Gli anni senza caschetto
Nata come Arlette Varda il 30 maggio 1928 a Bruxelles, da padre greco e madre francese, si trasferisce a Sète con tutta la sua famiglia nei primi Anni Quaranta, vivendo in quella piccola cittadina tutta la sua adolescenza. Da sempre interessata alla fotografia, si iscrive all’École des beaux-arts di Parigi, dove prende dimestichezza con l’arte e ne scopre le infinite possibilità comunicative, proseguendo la sua istruzione all’École du Louvre, all’interno della quale, invece, studierà storia dell’arte. Con l’arrivo dei suoi diciotto anni, decide di cambiare legalmente il suo nome da Arlette ad Agnès. Sono gli anni in cui trova lavoro come fotografa al Théâtre National Populaire, allora diretto da Jean Vilar, e sono anche gli anni in cui adotterà il caschetto come sua pettinatura ideale (una pettinatura che non cambierà mai).
L’esordio cinematografico
Fortemente attratta dai temi e dalle disquisizioni artistiche della Nouvelle Vague si avvicina al loro movimento e lo abbraccia intellettualmente, diventando, in poco tempo, una delle sue più alte ed eccezionali rappresentanti. La conferma è data dal suo primo lungometraggio a soggetto: La Pointe courte con Philippe Noiret e Silvia Monfort, che fra l’altro aveva Alain Resnais come montatore. Il film, all’apparenza legato al genere sentimentale, è un punto di riferimento per le giovani menti del movimento. Amatoriale, girato in 35 mm, totalmente al di fuori dal cinema commerciale classico francese, è una cronaca neorealista della vita in un villaggio di pescatori.
Gli altri film
Cinque anni più tardi, arriva un altro piccolo gioiellino Cléo dalle 5 alle 7, un film su una cantante superba ma, mortalmente malata. Usando Jean-Claude Brialy come protagonista maschile, sancisce definitivamente la sua aderenza alla Nouvelle Vague, scrivendo e dirigendo lungo tutti gli Anni Sessanta titoli che arricchiranno e stimoleranno il dibattito come Salut a les cubains (1963) con Michel Piccoli, nato da un viaggio a Cuba fatto dalla regista fra il 1962 e il 1963, nel corso del quale scattò centinaia di fotografie a gente comune, artisti, poeti, musicisti e dirigenti del partito, creando un film di montaggio infervorato e pieno di calda energia. Dopo questo progetto, si lancia in Christmas Carole (1965), una pellicola che, però, non ha mai visto la luce a causa della mancanza di fondi (se non otto minuti mostrati alla Cinemateque Française alla fine degli Anni Novanta, alla presenza di colui che doveva esserne protagonista, Gérard Depardieu, e che, a quel tempo, non era mai stato diretto da nessuno).
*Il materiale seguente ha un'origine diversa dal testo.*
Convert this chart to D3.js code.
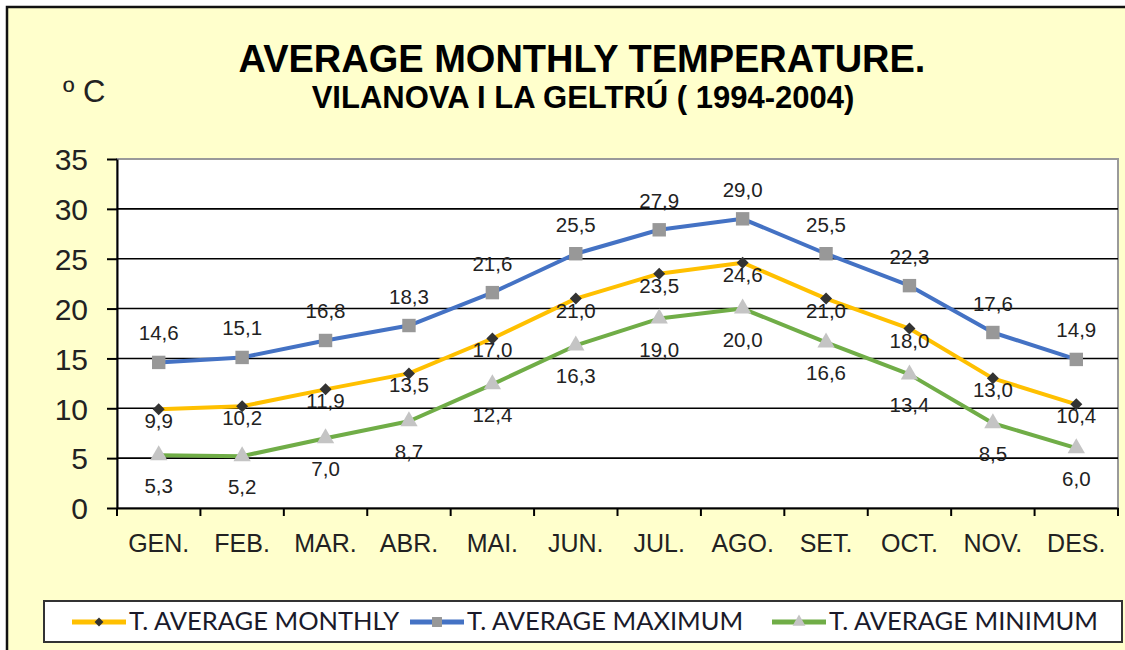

Si rifarà con Les créatures (1966), con Catherine Deneuve e di nuovo Piccoli, curiosissima mistery story drammatica raccontata con un linguaggio antitradizionale e ricco di ambiguità narrativa che, però, non lo priva di una delicatissima poesia visiva. Mentre otterrà l’Orso d’argento – Premio Speciale della Giuria e un Interfilm Award al Festival di Berlino per il solare e colorato Il verde prato dell’amore (1965), facendola definitivamente conoscere anche in tutto il resto dell’Europa.